Por conseguinte, o eventual silêncio da Receita Federal[3] em regulamentar e neutralizar os efeitos fiscais da adoção de um critério contábil não autoriza concluir que este critério contábil possui efeito tributário automático e que o Direito Tributário o teria incorporado pelo silêncio regulamentar. Mesmo diante do silêncio da Receita Federal, qualquer critério contábil somente terá efeito tributário se sua aplicação for compatível com o arquétipo constitucional e com as leis complementar (CTN) e ordinária que disciplinam o Imposto de Renda. Sustentar o contrário seria entender que estaria ao alvedrio da Receita Federal cumprir ou não a Constituição Federal ou submeter a Constituição Federal à vontade da Receita Federal no que tange à decisão de neutralizar ou não o efeito fiscal de um critério contábil que ofende disciplina constitucional.
A neutralização dos efeitos fiscais dos novos critérios contábeis é uma exigência da obediência à disciplina constitucional das espécies tributárias, notadamente do Imposto de Renda, e da convivência apenas parcial entre as regras contábeis e as regras tributárias, editadas com premissas e objetivos diferentes. De resto, não é novidade para o Direito Tributário brasileiro a existência de ajustes tributários sobre resultados apurados pela contabilidade adotando critérios divergentes daqueles aceitos pelo legislador tributário.

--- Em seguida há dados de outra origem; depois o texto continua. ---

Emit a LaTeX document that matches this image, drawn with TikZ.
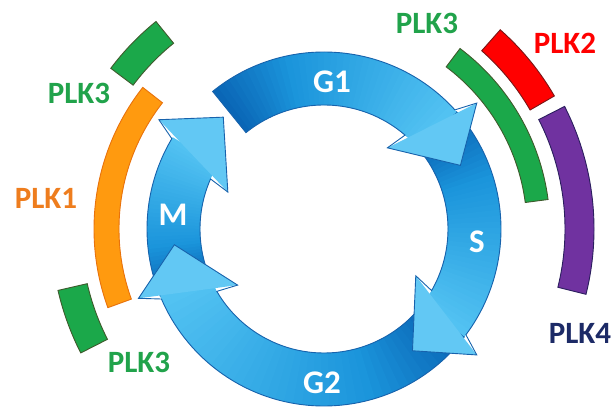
\documentclass[tikz,border=0pt]{standalone}
\usepackage{fontspec}
\setmainfont{Carlito}
\definecolor{cycD}{HTML}{0A66B6}
\definecolor{cycM}{HTML}{1B95DB}
\definecolor{cycL}{HTML}{52C2F2}
\definecolor{cycH}{HTML}{62C8F4}
\definecolor{cycO}{HTML}{1762AC}
\definecolor{plkG}{HTML}{1BA84A}
\definecolor{plkGd}{HTML}{3E5A2C}
\definecolor{plkO}{HTML}{FF9A0F}
\definecolor{plkOd}{HTML}{E8720C}
\definecolor{plkR}{HTML}{FF0000}
\definecolor{plkRd}{HTML}{7A1515}
\definecolor{plkP}{HTML}{7032A0}
\definecolor{plkPd}{HTML}{2B1F5E}
\definecolor{txtG}{HTML}{21A34B}
\definecolor{txtO}{HTML}{EE7D1E}
\definecolor{txtN}{HTML}{1C2A66}
\tikzset{
  lab/.style={font=\fontsize{31}{31}\selectfont\bfseries, inner sep=0pt},
  phase/.style={font=\fontsize{33}{33}\selectfont\bfseries, inner sep=0pt, text=white},
}
% ring radii
\def\ro{177}\def\ri{124}\def\rm{150.5}\def\rob{198}\def\rib{103}
% #1 tail angle, #2 tip angle
\newcommand{\cycarrow}[2]{%
  \pgfmathsetmacro{\hb}{#2+17.3}%
  \pgfmathsetmacro{\hn}{#2+24.2}%
  \pgfmathsetmacro{\ob}{#2+14.5}%
  \pgfmathsetmacro{\ib}{#2+27}%
  \foreach \i in {0,...,39}{%
    \pgfmathsetmacro{\aa}{#1+(\hb-#1)*\i/40}%
    \pgfmathsetmacro{\bb}{#1+(\hb-#1)*(\i+1.4)/40}%
    \ifnum\i<12
      \pgfmathtruncatemacro{\pp}{100*\i/12}%
      \colorlet{slc}{cycM!\pp!cycD}%
    \else
      \pgfmathtruncatemacro{\pp}{100*(\i-12)/27}%
      \colorlet{slc}{cycL!\pp!cycM}%
    \fi
    \fill[slc] (\aa:\ro pt) arc[start angle=\aa, end angle=\bb, radius=\ro pt]
      -- (\bb:\ri pt) arc[start angle=\bb, end angle=\aa, radius=\ri pt] -- cycle;
  }%
  \fill[cycH] (\ob:\rob pt) -- (#2:\rm pt) -- (\ib:\rib pt) -- cycle;
  \draw[cycO, line width=0.9pt, line join=miter]
    (#1:\ro pt) arc[start angle=#1, end angle=\hb, radius=\ro pt]
    -- (\ob:\rob pt) -- (#2:\rm pt) -- (\ib:\rib pt) -- (\hn:\ri pt)
    arc[start angle=\hn, end angle=#1, radius=\ri pt] -- cycle;
}
% #1 r inner, #2 r outer, #3 a1, #4 a2, #5 fill, #6 draw
\newcommand{\plkbar}[6]{%
  \filldraw[fill=#5, draw=#6, line width=0.9pt]
    (#3:#1pt) arc[start angle=#3, end angle=#4, radius=#1pt]
    -- (#4:#2pt) arc[start angle=#4, end angle=#3, radius=#2pt] -- cycle;
}
\begin{document}
\begin{tikzpicture}[x=1pt,y=1pt]
\useasboundingbox (0,0) rectangle (615,409);
\begin{scope}[shift={(324,180)}]
  % cell cycle ring
  \cycarrow{202.5}{132}
  \cycarrow{-37.5}{-174}
  \cycarrow{41.5}{-54}
  \cycarrow{129}{25}
  % PLK bars
  \plkbar{239}{267}{129}{143}{plkG}{plkGd}
  \plkbar{205}{230}{142}{200}{plkO}{plkOd}
  \plkbar{243}{273}{193}{207}{plkG}{plkGd}
  \plkbar{203}{226}{7.5}{53}{plkG}{plkGd}
  \plkbar{238}{266}{30}{48.5}{plkR}{plkRd}
  \plkbar{241}{270}{-14}{27}{plkP}{plkPd}
\end{scope}
% phase labels
\node[phase] (g1) at (332,327) {G1};
\node[phase] (s) at (477,167) {S};
\node[phase] (g2) at (322,26) {G2};
\node[phase] (m) at (173,194) {M};
% PLK labels
\node[lab, text=txtG] (plk3a) at (79,316) {PLK3};
\node[lab, text=txtO] (plk1) at (46,211) {PLK1};
\node[lab, text=txtG] (plk3b) at (139,47) {PLK3};
\node[lab, text=txtG] (plk3c) at (427,386) {PLK3};
\node[lab, text=plkR] (plk2) at (565,366) {PLK2};
\node[lab, text=txtN] (plk4) at (580,76) {PLK4};
\end{tikzpicture}
\end{document}
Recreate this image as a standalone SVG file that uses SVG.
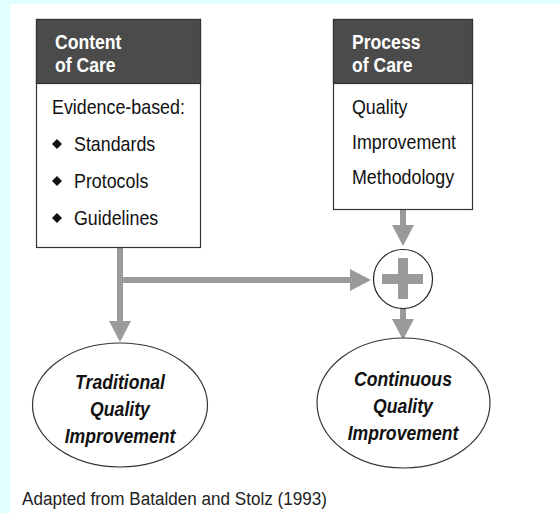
<svg xmlns="http://www.w3.org/2000/svg" width="560" height="513" viewBox="0 0 560 513">
  <defs>
    <style>
      .frame { fill: #ffffff; stroke: #333333; stroke-width: 1.2; }
      .head { fill: #4b4b4b; stroke: #333333; stroke-width: 1.2; }
      .htxt { font-family: "Liberation Sans", Arial, sans-serif; font-weight: bold; font-size: 20px; fill: #ffffff; }
      .btxt { font-family: "Liberation Sans", Arial, sans-serif; font-size: 21px; fill: #111111; }
      .otxt { font-family: "Liberation Sans", Arial, sans-serif; font-weight: bold; font-style: italic; font-size: 21px; fill: #111111; text-anchor: middle; }
      .ftxt { font-family: "Liberation Sans", Arial, sans-serif; font-size: 19px; fill: #222222; }
      .oval { fill: #ffffff; stroke: #333333; stroke-width: 1.2; }
      .wire { fill: none; stroke: #9a9a9a; stroke-width: 6; }
      .tip { fill: #9a9a9a; }
      .dot { fill: #111111; }
    </style>
  </defs>

  <!-- page background with light edge band -->
  <rect x="0" y="0" width="560" height="513" fill="#ffffff"/>
  <rect x="0" y="0" width="560" height="4" fill="#e2ffff"/>
  <rect x="0" y="0" width="10" height="513" fill="#e2ffff"/>

  <!-- connectors -->
  <g id="connectors">
    <line class="wire" x1="120" y1="248" x2="120" y2="322"/>
    <polygon class="tip" points="109,321 131,321 120,342"/>
    <line class="wire" x1="120" y1="280" x2="352" y2="280"/>
    <polygon class="tip" points="350,269 350,291 371,280"/>
    <line class="wire" x1="403" y1="210" x2="403" y2="226"/>
    <polygon class="tip" points="392,225 414,225 403,246"/>
    <line class="wire" x1="403" y1="308" x2="403" y2="320"/>
    <polygon class="tip" points="392,319 414,319 403,340"/>
  </g>

  <!-- Content of Care -->
  <g id="content-of-care">
    <rect class="frame" x="36.5" y="19.5" width="164" height="228"/>
    <rect class="head" x="36.5" y="19.5" width="164" height="64"/>
    <text class="htxt" transform="translate(55 49) scale(0.88 1)">Content</text>
    <text class="htxt" transform="translate(55 72) scale(0.88 1)">of Care</text>
    <text class="btxt" transform="translate(52 114) scale(0.85 1)">Evidence-based:</text>
    <polygon class="dot" points="57,139 62,144 57,149 52,144"/>
    <text class="btxt" transform="translate(74 151) scale(0.85 1)">Standards</text>
    <polygon class="dot" points="57,176 62,181 57,186 52,181"/>
    <text class="btxt" transform="translate(74 188) scale(0.85 1)">Protocols</text>
    <polygon class="dot" points="57,213 62,218 57,223 52,218"/>
    <text class="btxt" transform="translate(74 225) scale(0.85 1)">Guidelines</text>
  </g>

  <!-- Process of Care -->
  <g id="process-of-care">
    <rect class="frame" x="333.5" y="19.5" width="139" height="190"/>
    <rect class="head" x="333.5" y="19.5" width="139" height="64"/>
    <text class="htxt" transform="translate(352 49) scale(0.88 1)">Process</text>
    <text class="htxt" transform="translate(352 72) scale(0.88 1)">of Care</text>
    <text class="btxt" transform="translate(352 114) scale(0.85 1)">Quality</text>
    <text class="btxt" transform="translate(352 149) scale(0.85 1)">Improvement</text>
    <text class="btxt" transform="translate(352 184) scale(0.85 1)">Methodology</text>
  </g>

  <!-- combining node -->
  <g id="plus">
    <circle cx="403" cy="279" r="29.5" fill="#ffffff" stroke="#222222" stroke-width="1.2"/>
    <rect x="382" y="274" width="41" height="10" fill="#9a9a9a"/>
    <rect x="398" y="258" width="10" height="41" fill="#9a9a9a"/>
  </g>

  <!-- outcomes -->
  <g id="traditional-qi">
    <ellipse class="oval" cx="120" cy="405" rx="87.5" ry="62"/>
    <text class="otxt" transform="translate(120 389) scale(0.84 1)">Traditional</text>
    <text class="otxt" transform="translate(120 416) scale(0.84 1)">Quality</text>
    <text class="otxt" transform="translate(120 443) scale(0.84 1)">Improvement</text>
  </g>

  <g id="continuous-qi">
    <ellipse class="oval" cx="403.5" cy="403" rx="86.5" ry="65"/>
    <text class="otxt" transform="translate(403 386) scale(0.84 1)">Continuous</text>
    <text class="otxt" transform="translate(403 413) scale(0.84 1)">Quality</text>
    <text class="otxt" transform="translate(403 440) scale(0.84 1)">Improvement</text>
  </g>

  <text class="ftxt" transform="translate(22 505) scale(0.9 1)">Adapted from Batalden and Stolz (1993)</text>
</svg>
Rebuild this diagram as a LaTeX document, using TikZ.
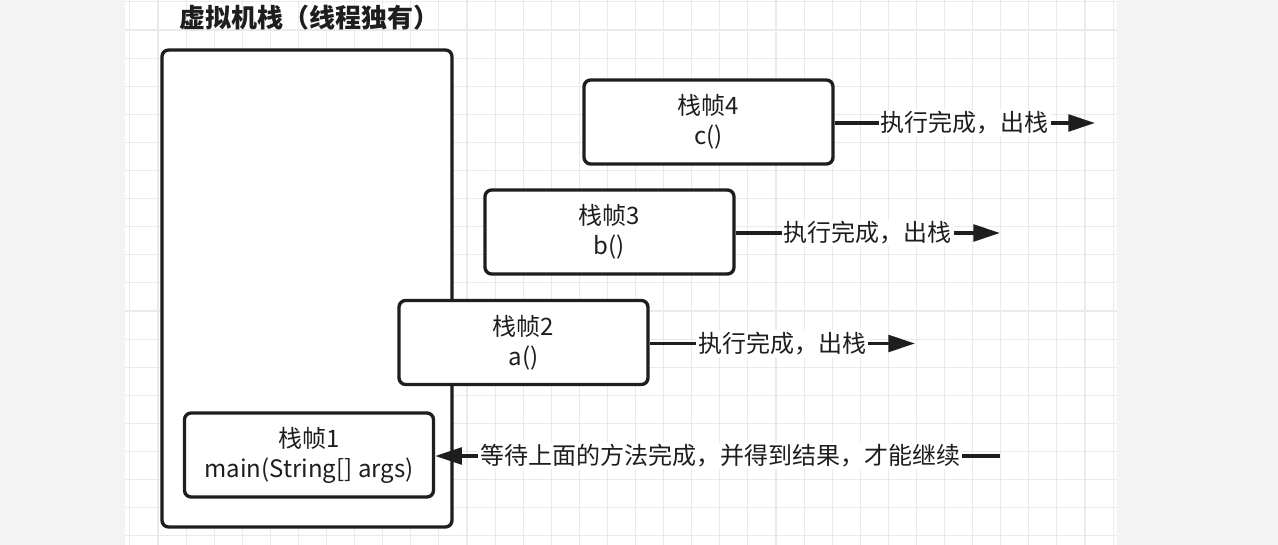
\documentclass[tikz,border=0pt]{standalone}
\usepackage{fontspec}
\newfontfamily\cjk{Noto Sans CJK SC}
\usetikzlibrary{arrows.meta}
\definecolor{ink}{HTML}{1E1E1E}
\definecolor{gridc}{HTML}{EAEAEA}
\definecolor{side}{HTML}{F3F3F3}
\tikzset{
  box/.style={draw=ink, line width=2.5pt, rounded corners=5pt, fill=white},
  stackbox/.style={box, minimum width=217.5pt, minimum height=357.75pt},
  framebox/.style={box, minimum width=186.75pt, minimum height=63pt, align=center,
    text=ink, font=\cjk\fontsize{18}{22.5}\selectfont},
  lab/.style={fill=white, inner sep=1.5pt, text=ink, font=\cjk\fontsize{18}{20}\selectfont},
  arr/.style={draw=ink, line width=2.5pt, -{Triangle[length=20pt,width=12.5pt]}},
  title/.style={text=ink, font=\cjk\bfseries\fontsize{19.5}{22}\selectfont},
  gl/.style={draw=gridc, line width=0.8pt}
}
\begin{document}
\begin{tikzpicture}[x=0.75pt,y=-0.75pt]
\useasboundingbox (0,0) rectangle (1278,545);
\fill[side] (0,0) rectangle (1278,545);
\fill[white] (125,0) rectangle (1117,545);
\foreach \k in {0,...,35} \draw[gl] ({129.9+28.09*\k},0) -- ({129.9+28.09*\k},545);
\foreach \k in {0,...,19} \draw[gl] (125,{1.9+28.1*\k}) -- (1117,{1.9+28.1*\k});

\node[title] (t) at (309,18) {虚拟机栈（线程独有）};
\node[stackbox] (big) at (307,288.5) {};
\node[framebox] (f1) at (309,455) {栈帧1\\main(String[] args)};
\node[framebox] (f2) at (523.5,342.5) {栈帧2\\a()};
\node[framebox] (f3) at (609.5,232) {栈帧3\\b()};
\node[framebox] (f4) at (708.5,122) {栈帧4\\c()};

\coordinate (e4) at (1095,123);
\coordinate (e3) at (1000,233);
\coordinate (e2) at (915,343.5);
\coordinate (w1) at (1000,456);

\draw[arr] (f4.east |- e4) -- (e4) node[midway, lab] {执行完成，出栈};
\draw[arr] (f3.east |- e3) -- (e3) node[midway, lab] {执行完成，出栈};
\draw[arr] (f2.east |- e2) -- (e2) node[midway, lab] {执行完成，出栈};
\draw[arr] (w1) -- (f1.east |- w1) node[pos=0.495, lab] {等待上面的方法完成，并得到结果，才能继续};
\end{tikzpicture}
\end{document}
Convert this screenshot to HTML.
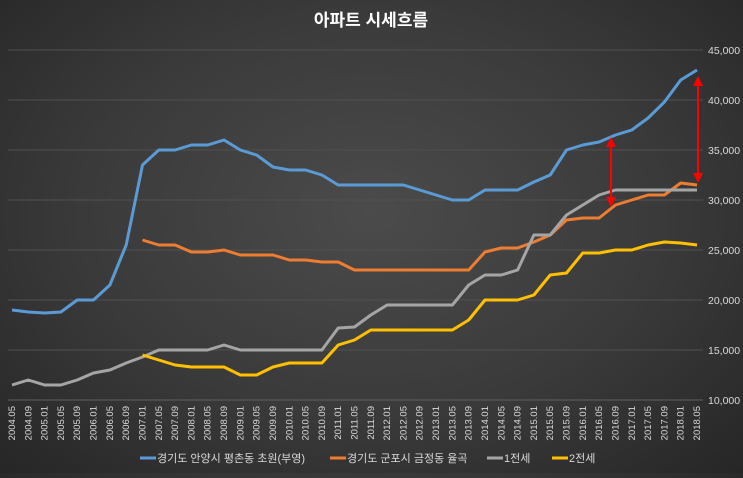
<!DOCTYPE html>
<html><head><meta charset="utf-8"><style>
html,body{margin:0;padding:0}
body{width:743px;height:473px;overflow:hidden;font-family:"Liberation Sans","Noto Sans CJK KR",sans-serif;
background:radial-gradient(ellipse at 50% 45%,#4b4b4b 0%,#3a3a3a 55%,#262626 100%);}
</style></head><body>
<svg id="chart" width="743" height="473" xmlns="http://www.w3.org/2000/svg"></svg>
<script>
const categories=[];for(let y=2004,m=5;y<2018||(y===2018&&m<=5);){categories.push(y+'.'+String(m).padStart(2,'0'));m+=4;if(m>12){m-=12;y++;}}
const blueVals=[19000,18800,18700,18800,20000,20000,21500,25500,33500,35000,35000,35500,35500,36000,35000,34500,33300,33000,33000,32500,31500,31500,31500,31500,31500,31000,30500,30000,30000,31000,31000,31000,31800,32500,35000,35500,35800,36500,37000,38200,39800,42000,43000];
const orangeVals=[null,null,null,null,null,null,null,null,26000,25500,25500,24800,24800,25000,24500,24500,24500,24000,24000,23800,23800,23000,23000,23000,23000,23000,23000,23000,23000,24800,25200,25200,25800,26500,28000,28200,28200,29500,30000,30500,30500,31700,31500];
const grayVals=[11500,12000,11500,11500,12000,12700,13000,13700,14300,15000,15000,15000,15000,15500,15000,15000,15000,15000,15000,15000,17200,17300,18500,19500,19500,19500,19500,19500,21500,22500,22500,23000,26500,26500,28500,29500,30500,31000,31000,31000,31000,31000,31000];
const yellowVals=[null,null,null,null,null,null,null,null,14500,14000,13500,13300,13300,13300,12500,12500,13300,13700,13700,13700,15500,16000,17000,17000,17000,17000,17000,17000,18000,20000,20000,20000,20500,22500,22700,24700,24700,25000,25000,25500,25800,25700,25500];
const yTicks=[10000,15000,20000,25000,30000,35000,40000,45000];
const seriesNames=['경기도 안양시 평촌동 초원(부영)','경기도 군포시 금정동 율곡','1전세','2전세'];
const seriesColors=['#5b9bd5','#ed7d31','#a5a5a5','#ffc000'];

const NS='http://www.w3.org/2000/svg';const svg=document.getElementById('chart');
const X0=12,X1=697,Y0=400,YS=0.01;
const xS=i=>X0+(X1-X0)*i/(categories.length-1);
const yS=v=>Y0-(v-10000)*YS;
function mk(t,a,p){const e=document.createElementNS(NS,t);for(const k in a)e.setAttribute(k,a[k]);(p||svg).appendChild(e);return e;}
const title=mk('text',{x:371,y:26,fill:'#fff','font-size':17,'font-weight':'bold','text-anchor':'middle'});title.textContent='아파트 시세흐름';


yTicks.forEach(v=>{
 const g=mk('line',{x1:8,x2:703,y1:yS(v),y2:yS(v),stroke:v===10000?'#606060':'#505050','stroke-width':1});
 
 
 const t=mk('text',{x:708,y:yS(v)+4,fill:'#d9d9d9','font-size':10.5});t.textContent=v.toLocaleString('en-US');
 
 
});
categories.forEach((c,i)=>{
 const t=mk('text',{transform:`translate(${xS(i)+3},${406}) rotate(-90)`,fill:'#d9d9d9','font-size':9.5,'text-anchor':'end'});t.textContent=c;
 
 
});
[blueVals,orangeVals,grayVals,yellowVals].forEach((vals,s)=>{
 let d='';let pen=false;
 vals.forEach((v,i)=>{if(v==null){pen=false;return;}d+=(pen?'L':'M')+xS(i).toFixed(1)+','+yS(v).toFixed(1);pen=true;});
 const p=mk('path',{d,fill:'none',stroke:seriesColors[s],'stroke-width':3,'stroke-linejoin':'round'});
 
 
});
const defs=mk('defs',{});
const mkr=mk('marker',{id:'ah',markerWidth:5,markerHeight:5,refX:2.5,refY:2.5,orient:'auto-start-reverse'},defs);
mk('path',{d:'M0,0L5,2.5L0,5Z',fill:'#ff0000'},mkr);
[[611,137,207],[698,76,183]].forEach(a=>{
 const l=mk('line',{x1:a[0],x2:a[0],y1:a[1]+5,y2:a[2]-5,stroke:'#ff0000','stroke-width':2,'marker-start':'url(#ah)','marker-end':'url(#ah)'});
 
 
});
const lx=[140,330,487,552];
seriesNames.forEach((n,s)=>{
 const g=mk('g',{});
 
 
 mk('line',{x1:lx[s],x2:lx[s]+16,y1:458,y2:458,stroke:seriesColors[s],'stroke-width':3},g);
 const t=mk('text',{x:lx[s]+17,y:462,fill:'#d9d9d9','font-size':11},g);t.textContent=n;
});
</script>
</body></html>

Portanto, todo e qualquer critério contábil somente terá efeito fiscal se passar pelo teste de compatibilidade com a Constituição Federal, com o Código Tributário Nacional e com a legislação tributária, notadamente quanto ao princípio da capacidade contributiva e dos arquétipos constitucionais das espécies tributárias. Os registros contábeis pautam-se pelo critério da essência econômica, mas o fato jurídico tributário continua iluminado pelas regras do Direito positivo. O eventual silêncio da Lei 12.973/14 ou da Receita Federal no exercício da competência que o artigo 58 desta lei lhe atribui não representa a adoção automática de critério contábil na seara tributária.
[1] Cf. Alexsandro Broedel Lopes e Roberto Quiroga Mosquera. O direito contábil – fundamentos conceituais, aspectos da experiência brasileira e implicações. Controvérsias Jurídico-Contábeis (aproximações e distanciamentos), Dialética, 2010, p. 77.
[2] As regras para o ajuste fiscal deste tratamento contábil estão na IN RFB 1.889, de 6 de maio de 2019.
[3] Registre-se que a Receita Federal vem se esforçando em exercer esta competência regulamentar, como se observa pelas instruções normativas 1753/17, 1771/17 e 1889.
Helenilson Cunha Pontes é advogado parecerista, livre-docente em Legislação Tributária pela USP e doutor em Direito Econômico e Financeiro pela mesma instituição.